Edward Haigh, Director of Source said:, "Although growth has returned to the market, this comes from a dramatically reduced base, and does little to answer the longer term questions about the prospect for growth in consulting against a backdrop of a weak Spanish economy. What's more, we believe that a big part of it will be driven by an absence of resources within client organisations. Therefore, consultants will be filling gaps."

More international work could be the solution for consulting firms

The report says that for many consulting firms the answer to growth lies overseas, in markets like Central and South America, with which Spanish consulting firms, and their clients, have cultural ties.

On the other hand, with prices in the domestic Spanish consulting market having fallen so precipitously in recent years, there is a real opportunity emerging for consultants in the country to position themselves as a new alternative to India — offering low priced (but arguably higher-quality) services closer to home for most European and American clients.

Fernando Rodriguez Peralta, CEO Capgemini Consulting Spain, said, "Exports in Spain are improving very much and as a big part of the economy are doing better. The evolution of the Spanish economy is going well.

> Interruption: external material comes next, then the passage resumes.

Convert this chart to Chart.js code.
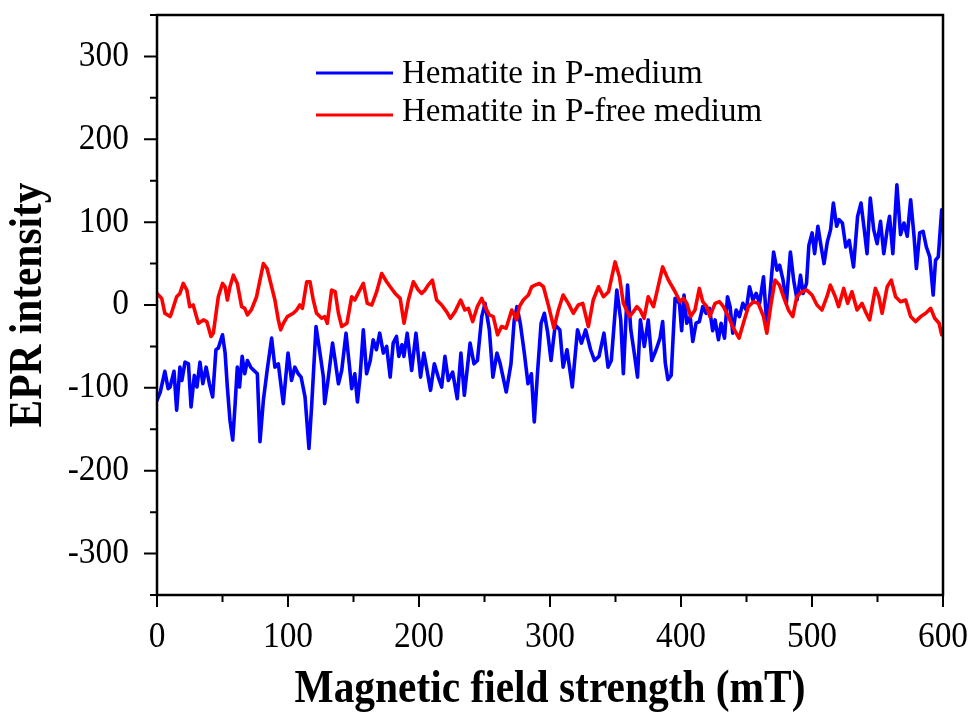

The macroeconomics are fine, but normal people and consumers still don't have money in their pockets. But from the B2B view, we are getting positive responses in meetings and proposals. So, the objective perception is that we're facing a good period."

Spanish clients seem to be focusing on productivity, which is keeping expenditure in operational improvement relatively buoyant, but financial management and risk (again, largely driven by regulation) was the service line that performed best in 2013, growing by 2.1 per cent to €149m. Technology, the largest service line in Spain, recorded growth of 1.6 per cent to €521m.

Haigh added, "From a service line perspective, we expect technology to perform as well as any other service in 2014, given its role as the enabler of productivity. And, new technology (cloud, social media, mobility etc) is now being prioritised over upgrades to existing technology by Spanish clients. Our suspicion is that cash-strapped clients are trying to leapfrog one stage of investment. If that's the case, clients elsewhere — who tend to be prioritising improvements to their existing systems — may well be watching very closely to see if it's a trick Spanish clients manage to pull off."